Plutarch reports that some authors credited him with only a single daughter, Pompilia, others also gave him five sons, Pompo (or Pomponius), Pinus, Calpus, Mamercus and Numa, from whom the noble families of the Pomponii, Pinarii, Calpurnii, Aemilii, and Pompilii respectively traced their descent. Other writers believed that this was merely a flattery invented to curry favour with those families. Pompilia, whose mother is variously identified as Numa’s first wife Tatia or his second wife Lucretia, supposedly married a certain Marcius and by him gave birth to the future king, Ancus Marcius.
In 717 BC, after the death of Romulus, Numa was elected by the Roman Senate to be the next king.
According to Plutarch he at first he refused, however his father and kinsmen persuaded him to accept. Livy recounts how Numa, after being summoned by the Senate from Cures, requested an augur to divine the opinion of the gods on the prospect of his kingship. Jupiter was consulted and the omens were favourable ..
One of Numa’s first acts was the construction of a temple of Janus as an indicator of peace and war. The temple was constructed at the foot of the Argiletum, a road in the city. After securing peace with Rome’s neighbours, the doors of the temples were shut .
Numa was later celebrated for his natural wisdom and piety; legend says the nymph Egeria taught him to be a wise legislator. According to Livy, Numa pretended that he held nightly consultations with the goddess Egeria on the proper manner of instituting sacred rites for the city [5]. Wishing to show his favour, the god Jupiter caused a shield to fall from the sky on the Palatine Hill, which had letters of prophecy written on it, and in which the fate of Rome as a city was tied up. Recognizing the importance of this sacred shield, King Numa had eleven matching shields made. These shields were the ancilia, the sacred shields of Jupiter, which were carried each year in a procession by the Salii priests. He established the office and duties of Pontifex Maximus and instituted the flamines of Jupiter, Mars and Quirinus. Numa also brought the Vestal Virgins to Rome from Alba Longa .

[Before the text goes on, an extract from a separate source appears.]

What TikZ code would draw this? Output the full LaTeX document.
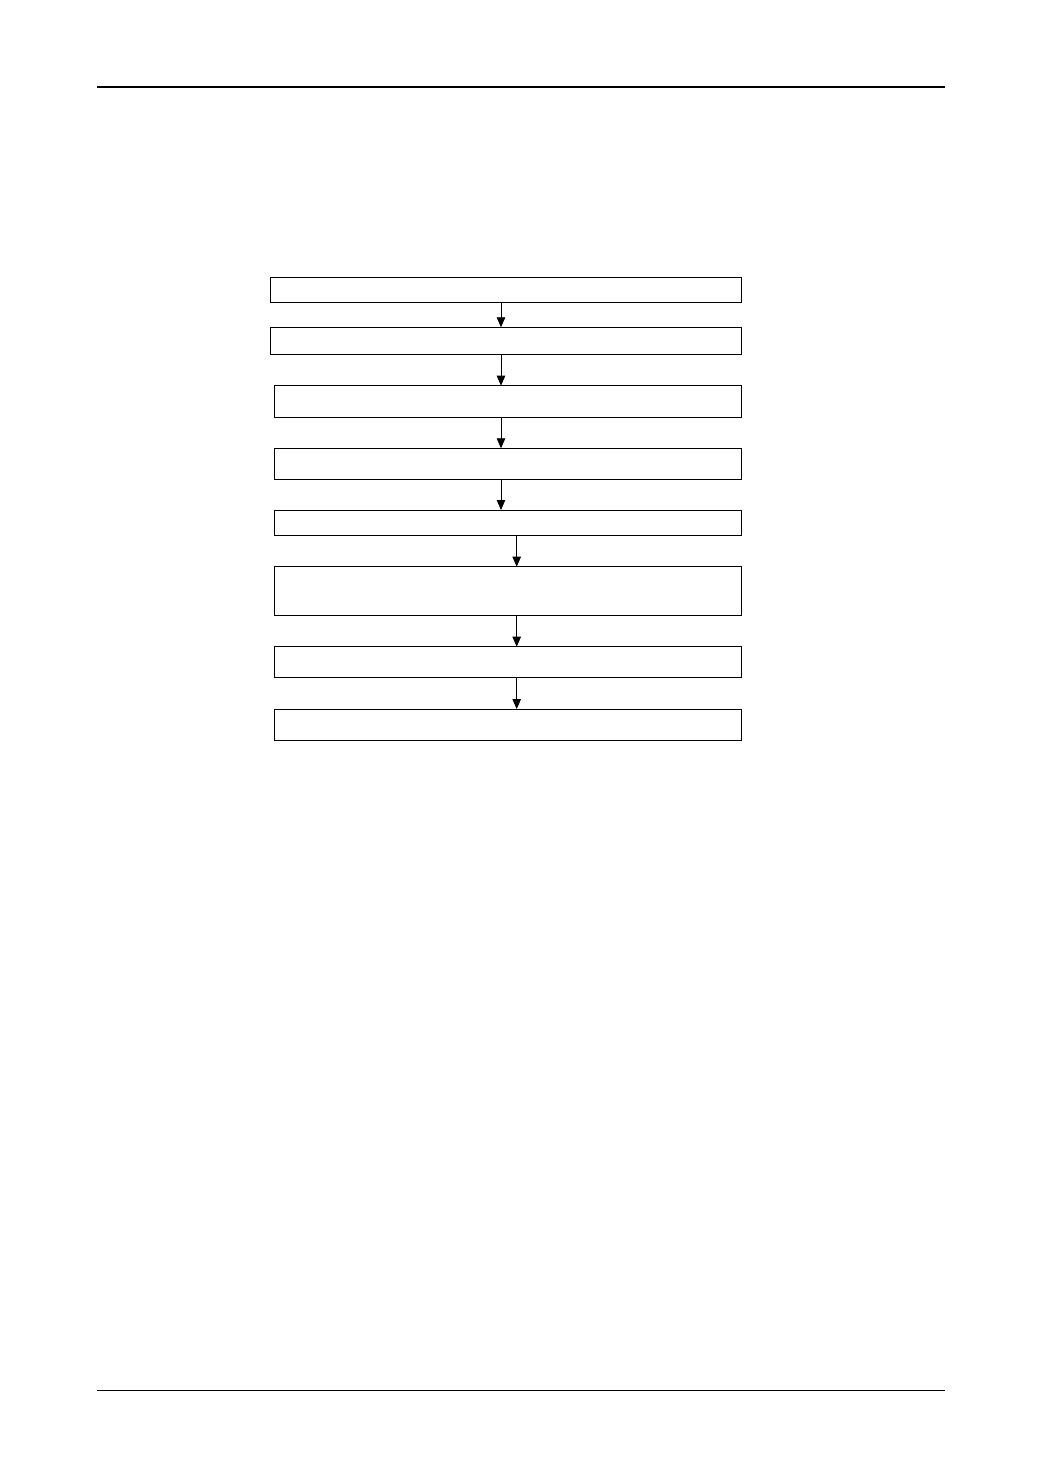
\documentclass[tikz,border=0pt]{standalone}
\usetikzlibrary{arrows.meta}

\begin{document}
\begin{tikzpicture}[x=1pt,y=-1pt,line width=0.8pt]
        %
        % `block' is used for the empty boxes of the flow chart.
        % `flow' is used for the arrows between them.
        \tikzstyle{block} = [draw,fill=white,inner sep=0pt,outer sep=0pt,minimum width=466.7pt]
        \tikzstyle{flow} = [-{Triangle[length=10pt,width=8.5pt]}]
        \tikzstyle{rule} = [line width=1.2pt]
        %
        % Page
        \useasboundingbox (0,0) rectangle (1040,1473);
        \coordinate (rl) at (97,87);
        \coordinate (rr) at (945,87);
        \coordinate (bl) at (97,1390.5);
        \coordinate (br) at (945,1390.5);
        \draw[rule] (rl) -- (rr);
        \draw[rule] (bl) -- (br);
        %
        % Boxes
        \node[block,minimum width=471pt,minimum height=25pt] (b1) at (505.5,289.8) {};
        \node[block,minimum width=471pt,minimum height=27pt] (b2) at (505.5,340.8) {};
        \node[block,minimum height=31.3pt] (b3) at (507.7,401.3) {};
        \node[block,minimum height=31pt] (b4) at (507.7,463.8) {};
        \node[block,minimum height=25pt] (b5) at (507.7,522.5) {};
        \node[block,minimum height=49pt] (b6) at (507.7,591.2) {};
        \node[block,minimum height=31pt] (b7) at (507.7,662.2) {};
        \node[block,minimum height=31.3pt] (b8) at (507.7,724.7) {};
        %
        % Arrow columns
        \coordinate (c1) at (501,0);
        \coordinate (c2) at (516.7,0);
        %
        % Arrows
        \draw[flow] (b1.south -| c1) -- (b2.north -| c1);
        \draw[flow] (b2.south -| c1) -- (b3.north -| c1);
        \draw[flow] (b3.south -| c1) -- (b4.north -| c1);
        \draw[flow] (b4.south -| c1) -- (b5.north -| c1);
        \draw[flow] (b5.south -| c2) -- (b6.north -| c2);
        \draw[flow] (b6.south -| c2) -- (b7.north -| c2);
        \draw[flow] (b7.south -| c2) -- (b8.north -| c2);
        %
\end{tikzpicture}
\end{document}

By tradition, Numa promulgated a calendar reform that adjusted the solar and lunar years, introducing the months of January and February.
In other Roman institutions established by Numa, Plutarch thought he detected a Laconian influence, attributing the connection to the Sabine culture of Numa, for “Numa was descended of the Sabines, who declare themselves to be a colony of the Lacedaemonians.”
Numa was credited with dividing the immediate territory of Rome into pagi and establishing the traditional occupational guilds of Rome:
“So, distinguishing the whole people by the several arts and trades, he formed the companies of musicians, goldsmiths, carpenters, dyers, shoemakers, skinners, braziers, and potters; and all other handicraftsmen he composed and reduced into a single company, appointing every one their proper courts, councils, and religious observances.” (Plutarch)
Plutarch, in like manner, tells of the early religion of the Romans, that it was imageless and spiritual. He says Numa “forbade the Romans to represent the deity in the form either of man or of beast. Nor was there among them formerly any image or statue of the Divine Being; during the first one hundred and seventy years they built temples, indeed, and other sacred domes, but placed in them no figure of any kind; persuaded that it is impious to represent things Divine by what is perishable, and that we can have no conception of God but by the understanding”.
Numa Pompilius died in 673 BC of old age. He was succeeded by Tullus Hostilius.